100% bullshit. The deals they worked specifically enabled them to be able to afford to maintain and even upgrade in the future. Saying it couldn't be profitable is flat out wrong. If that was the case it would not have worked in the first place. Its not like their profit margins have fallen whilst their costs have gone up. In fact the total opposite is true, their profits have skyrocketed while their costs have massively dropped (and that would be true even if they had actually continued to maintain the copper lines properly, which they weren't). Even fiber now is quite cheap and they could put off a full rollout for quite a while longer by just doing nodes and using the copper lines from there. But then that would require them maintaining the copper lines, like they were supposed to in the first place.

Are you an alien or something? Or are you like 12? Because you clearly have never dealt with a telco if you think raising prices would be an issue for them.

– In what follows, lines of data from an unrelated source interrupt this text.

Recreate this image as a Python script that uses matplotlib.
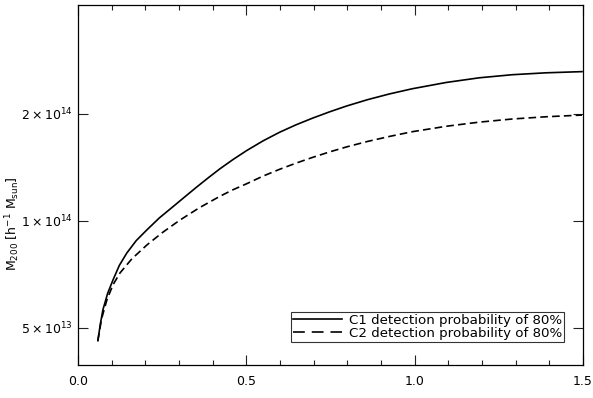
import matplotlib
matplotlib.use("Agg")
import matplotlib.pyplot as plt
from matplotlib.lines import Line2D
from matplotlib.ticker import FixedLocator, FixedFormatter, MultipleLocator, NullLocator

plt.rcParams['font.family'] = 'DejaVu Sans'
plt.rcParams['mathtext.default'] = 'regular'
plt.rcParams['lines.scale_dashes'] = False

# values
z_c1 = [0.059, 0.066, 0.074, 0.088, 0.104, 0.123, 0.145, 0.173, 0.205, 0.242, 0.282,
        0.318, 0.353, 0.387, 0.421, 0.460, 0.501, 0.550, 0.599, 0.648, 0.697, 0.748,
        0.798, 0.860, 0.925, 0.993, 1.094, 1.192, 1.290, 1.390, 1.497]
m_c1 = [4.6e13, 5.1e13, 5.62e13, 6.25e13, 6.82e13, 7.5e13, 8.12e13, 8.8e13, 9.44e13, 1.02e14, 1.096e14,
        1.17e14, 1.246e14, 1.322e14, 1.40e14, 1.487e14, 1.577e14, 1.68e14, 1.776e14, 1.864e14, 1.946e14, 2.028e14,
        2.105e14, 2.193e14, 2.276e14, 2.354e14, 2.452e14, 2.527e14, 2.578e14, 2.61e14, 2.63e14]

z_c2 = [0.059, 0.070, 0.086, 0.104, 0.125, 0.160, 0.205, 0.250, 0.302, 0.360, 0.421, 0.460,
        0.501, 0.550, 0.599, 0.648, 0.697, 0.748, 0.798, 0.860, 0.925, 0.993, 1.094, 1.192,
        1.290, 1.390, 1.497]
m_c2 = [4.6e13, 5.3e13, 6.0e13, 6.61e13, 7.14e13, 7.82e13, 8.56e13, 9.26e13, 1.004e14, 1.088e14, 1.172e14, 1.223e14,
        1.272e14, 1.337e14, 1.397e14, 1.454e14, 1.509e14, 1.564e14, 1.615e14, 1.673e14, 1.728e14, 1.782e14, 1.846e14, 1.896e14,
        1.935e14, 1.963e14, 1.985e14]

labels = ["C1 detection probability of 80%", "C2 detection probability of 80%"]
y_ticks = [5e13, 1e14, 2e14]
y_ticklabels = [r'$5\times10^{13}$', r'$1\times10^{14}$', r'$2\times10^{14}$']

fig = plt.figure(figsize=(5.93, 3.98), dpi=100)
ax = fig.add_axes([78/593, 1 - 365/398, 505/593, 360/398])

ax.plot(z_c1, m_c1, color='black', lw=1.2)
ax.plot(z_c2, m_c2, color='black', lw=1.2, dashes=(5.5, 3.0))

ax.set_yscale('log')
ax.set_xlim(0, 1.5)
ax.set_ylim(3.93e13, 4.05e14)

ax.yaxis.set_major_locator(FixedLocator(y_ticks))
ax.yaxis.set_major_formatter(FixedFormatter(y_ticklabels))
ax.yaxis.set_minor_locator(NullLocator())
ax.xaxis.set_major_locator(MultipleLocator(0.5))
ax.xaxis.set_minor_locator(MultipleLocator(0.1))
ax.xaxis.set_major_formatter(plt.FuncFormatter(lambda v, p: f"{v:.1f}"))

ax.tick_params(which='both', direction='in', top=True, right=True, labelsize=9,
               width=0.8, color='#222222')
ax.tick_params(which='major', length=7)
ax.tick_params(which='minor', length=3.5)
ax.tick_params(axis='x', pad=7)
ax.tick_params(axis='y', pad=4)
for s in ax.spines.values():
    s.set_linewidth(0.9)

ax.set_xlabel('z', fontsize=9)
ax.xaxis.set_label_coords(0.5, -0.1)
ax.set_ylabel(r'$M_{200}$ [$h^{-1}$ $M_{sun}$]', fontsize=9)
ax.yaxis.set_label_coords(-0.11, 0.392)

handles = [Line2D([], [], color='black', lw=1.2),
           Line2D([], [], color='black', lw=1.2, dashes=(8.5, 5.0))]
leg = ax.legend(handles, labels, loc='lower right', bbox_to_anchor=(0.962, 0.064),
                borderaxespad=0, fontsize=9.6, handlelength=3.7, handletextpad=0.5,
                labelspacing=0.0, borderpad=0.15, handleheight=0.6,
                fancybox=False, frameon=True)
leg.get_frame().set_edgecolor('black')
leg.get_frame().set_linewidth(0.8)

fig.savefig('out.png', dpi=100)
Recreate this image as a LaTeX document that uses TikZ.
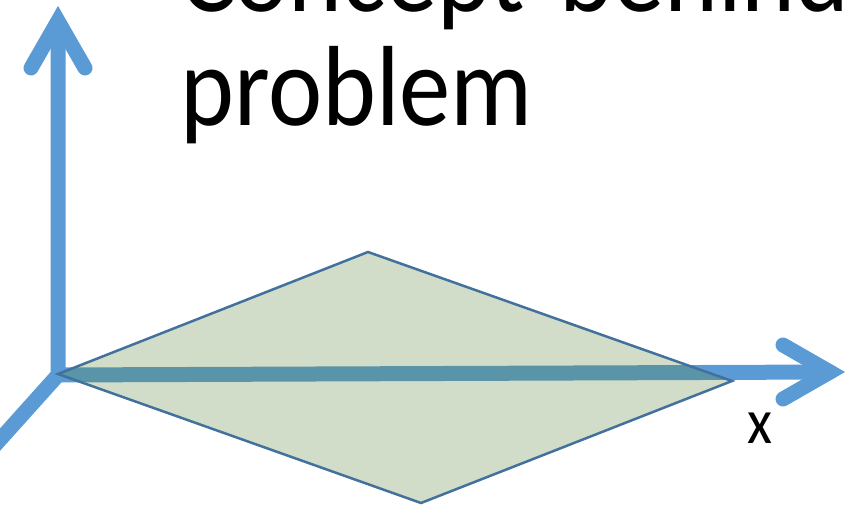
\documentclass[tikz,border=0pt]{standalone}
\usepackage{fontspec}
\setmainfont[FakeStretch=0.9]{Carlito}
\usetikzlibrary{positioning}
\definecolor{axisblue}{HTML}{5B9BD5}
\definecolor{edgeblue}{HTML}{41719C}
\definecolor{planegreen}{HTML}{548235}
\tikzset{
  axis/.style={
    draw=axisblue,
    line width=15pt,
    line join=round
  },
  barb/.style={
    draw=axisblue,
    line width=15pt,
    line cap=round,
    line join=miter
  },
  plane/.style={
    draw=edgeblue,
    line width=2.5pt,
    fill=planegreen,
    fill opacity=0.27,
    draw opacity=1,
    line join=miter
  },
  title/.style={
    inner sep=0pt,
    anchor=base west,
    font=\fontsize{114}{114}\selectfont
  },
  axislabel/.style={
    inner sep=0pt,
    anchor=base,
    font=\fontsize{64}{64}\selectfont
  }
}

\begin{document}
\begin{tikzpicture}[x=1pt,y=-1pt]
  \useasboundingbox (0,0) rectangle (846,505);
  \clip (0,0) rectangle (846,505);

  % axes
  \coordinate (origin) at (58,375);
  \coordinate (ytip) at (58,21);
  \coordinate (ybarbl) at (31,68);
  \coordinate (ybarbr) at (85,68);
  \coordinate (xtip) at (830,372);
  \coordinate (xbarbu) at (783,345);
  \coordinate (xbarbd) at (783,399);
  \coordinate (zend) at (-12,453);

  \draw[axis] (ytip) -- (origin) -- (zend);
  \draw[axis, line cap=round] (origin) -- (xtip);

  % plane
  \coordinate (pleft) at (58,374);
  \coordinate (ptop) at (368,252);
  \coordinate (pright) at (732,381);
  \coordinate (pbottom) at (421,503);
  \path[plane] (pleft) -- (ptop) -- (pright) -- (pbottom) -- cycle;

  % arrow heads
  \draw[barb] (ybarbl) -- (ytip) -- (ybarbr);
  \draw[barb] (xbarbu) -- (xtip) -- (xbarbd);

  % labels
  \node[title] (line1) at (180,12) {Concept\hspace{0.3em}behind};
  \node[title] (line2) at (180,126) {problem};
  \node[axislabel] (xlabel) at (760,443) {x};
\end{tikzpicture}
\end{document}
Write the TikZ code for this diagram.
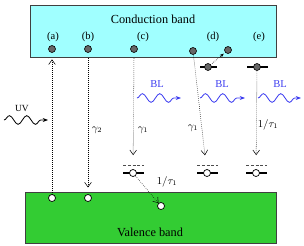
\documentclass[tikz,border=0pt]{standalone}
\usepackage{fontspec}
\setmainfont{Liberation Serif}
\usepackage{xcolor}
\usetikzlibrary{arrows.meta, decorations.pathmorphing}

\definecolor{cbcyan}{RGB}{160,255,255}
\definecolor{vbgreen}{RGB}{51,204,51}
\definecolor{blblue}{RGB}{60,60,240}

\begin{document}
\begin{tikzpicture}[
    x=0.03cm, y=-0.03cm,
    font=\fontsize{9}{10}\selectfont,
    band/.style={draw=black!75, line width=0.9pt, inner sep=0},
    elek/.style={circle, draw=black, fill=black!60, inner sep=0, minimum size=0.21cm, line width=0.5pt},
    lubang/.style={circle, draw=black, fill=white, inner sep=0, minimum size=0.21cm, line width=0.6pt},
    jebak/.style={line width=1.6pt},
    aras/.style={dashed, dash pattern=on 2.5pt off 1.6pt, line width=0.6pt, black!70},
    titik/.style={line width=0.45pt, dash pattern=on 0.5pt off 1.2pt, -{Straight Barb[length=1.4mm, width=2mm]}},
    gelombang/.style={decorate, decoration={snake, amplitude=0.13cm, segment length=0.52cm, post length=1.5mm}, line width=0.7pt, -{Stealth[length=1.6mm]}},
    cahaya/.style={gelombang, blblue}
  ]
    \useasboundingbox (0,0) rectangle (304,245);

    \node[band, fill=cbcyan, minimum width=7.38cm, minimum height=1.56cm, anchor=north west] (cb) at (30,5) {};
    \node[band, fill=vbgreen, minimum width=7.53cm, minimum height=1.53cm, anchor=north west] (vb) at (25,192) {};
    \node[font=\fontsize{10.5}{12}\selectfont] (cbt) at (153,19) {Conduction band};
    \node[font=\fontsize{10.5}{12}\selectfont] (vbt) at (150,232) {Valence band};

    \foreach \nm/\xx in {a/53, b/88, c/143, d/213, e/259}
      \node (lab\nm) at (\xx,37) {(\nm)};

    % elektron di pita konduksi
    \node[elek] (ea) at (52,49) {};
    \node[elek] (eb) at (88,49) {};
    \node[elek] (ec) at (134,49) {};
    \node[elek] (ed) at (193,51) {};
    \node[elek] (ed2) at (228,50) {};

    % perangkap terisi
    \draw[jebak] (200,67) -- (217,67);
    \draw[jebak] (247,67) -- (268,67);
    \node[elek] (td) at (208,67) {};
    \node[elek] (te) at (257,67) {};

    % perangkap kosong
    \foreach \nm/\xx in {c/133, d/207, e/256} {
      \draw[aras] (\xx-10,165) -- (\xx+11,165);
      \draw[jebak] (\xx-10,173) -- (\xx+11,173);
      \node[lubang] (l\nm) at (\xx,173) {};
    }

    % lubang di pita valensi
    \node[lubang] (ha) at (52,198) {};
    \node[lubang] (hb) at (88,198) {};
    \node[lubang] (hc) at (161,206) {};

    \draw[titik] (ha) -- ([yshift=-0.04cm]ha |- cb.south);
    \draw[titik, shorten >=0.2cm] (eb |- cb.south) -- (hb);
    \draw[titik, shorten >=0.42cm] (ec |- cb.south) -- (lc);
    \draw[titik, shorten >=0.42cm] (ed) -- (ld);
    \draw[titik, shorten >=0.42cm] (te) -- (le);
    \draw[titik] (lc) -- (hc);
    \draw[line width=0.5pt, dash pattern=on 0.5pt off 1pt, -{Stealth[length=1.3mm]}, shorten <=0.05cm, shorten >=0.05cm] (td) -- (ed2);

    \node (g2) at (97,130) {$\gamma_2$};
    \node (g1c) at (143,130) {$\gamma_1$};
    \node (g1d) at (193,128) {$\gamma_1$};
    \node (taue) at (268,125) {$1/\tau_1$};
    \node (tauc) at (167,182) {$1/\tau_1$};

    % cahaya
    \node[font=\fontsize{8}{9}\selectfont] (uv) at (22,108) {UV};
    \draw[gelombang] (4,120) -- (48,120);
    \foreach \xa/\xb/\xl in {137/181/157, 200/245/222, 258/301/280} {
      \node[blblue] at (\xl,84) {BL};
      \draw[cahaya] (\xa,98) -- (\xb,98);
    }
\end{tikzpicture}
\end{document}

Considering that it would probably cost less than their regular price increases (that happen for no reason) or various fees that they tack on (and have even admitted on occasion how that's just to pad their profits and not an actual fee that they have to charge), I think most people would be fine with the price increase if they actually followed through. There's good reasons why these companies are regularly some of, if not the most, hated companies.

Its not a matter of finding companies willing to do it. There's lots of companies that would love to be able to roll out fiber and/or other setups. They largely can't because of the deals cities worked with telcos. Or because telcos paid politicians to pass laws explicitly banning that. So, its a matter of making the ones that were already paid and agreed to do it, actually do it.

No clue what you're meaning with that last statement, as I don't know what its in response to or why you think its pertinent. The FCC was literally created to regulate and oversee stuff like that. The federal government has subsidized these companies too.

To put it bluntly, sorry, but even in the way you're trying to argue your point, its just plain wrong and doesn't hold up to scrutiny. But, it gets worse.

So, about that whole, it costs too much to upgrade the copper lines. Um, yeah, the thing is...we've already been fucking paying them to upgrade the copper to fiber:
https://www.huffingtonpost.com/bruce-kushnick/you-have-been-charged-tho_b_6306360.html

They've taken the money but didn't fucking do it. Now they're bitching that they should get to let copper go to shit because it would cost them too much money to go fiber? Doesn't that sound fucked up to you?

Oh and it gets better, they also used that situation to get politicians to push through the 1996 Telecommunications Act which has brought a whole host of problems, and not only didn't actually do what it was sold as supposed to be doing, it actually pretty much worked to let the complete opposite happen. Instead of more competition, we've seen less, and the consolidation is even now across multiple markets.

Again, if companies could make money doing it, then why wont they do it?

Next, the federal regulation is not a contract dummy. The FCC regulates.

Your stance is literally that these companies could make money but are choosing not to. I am asking you why they would not want to make more money.

My position is that because local governments sign deals that distort the market, we get slower/shit service. If others were allowed to come in and lay new copper lines in rural areas then things would change.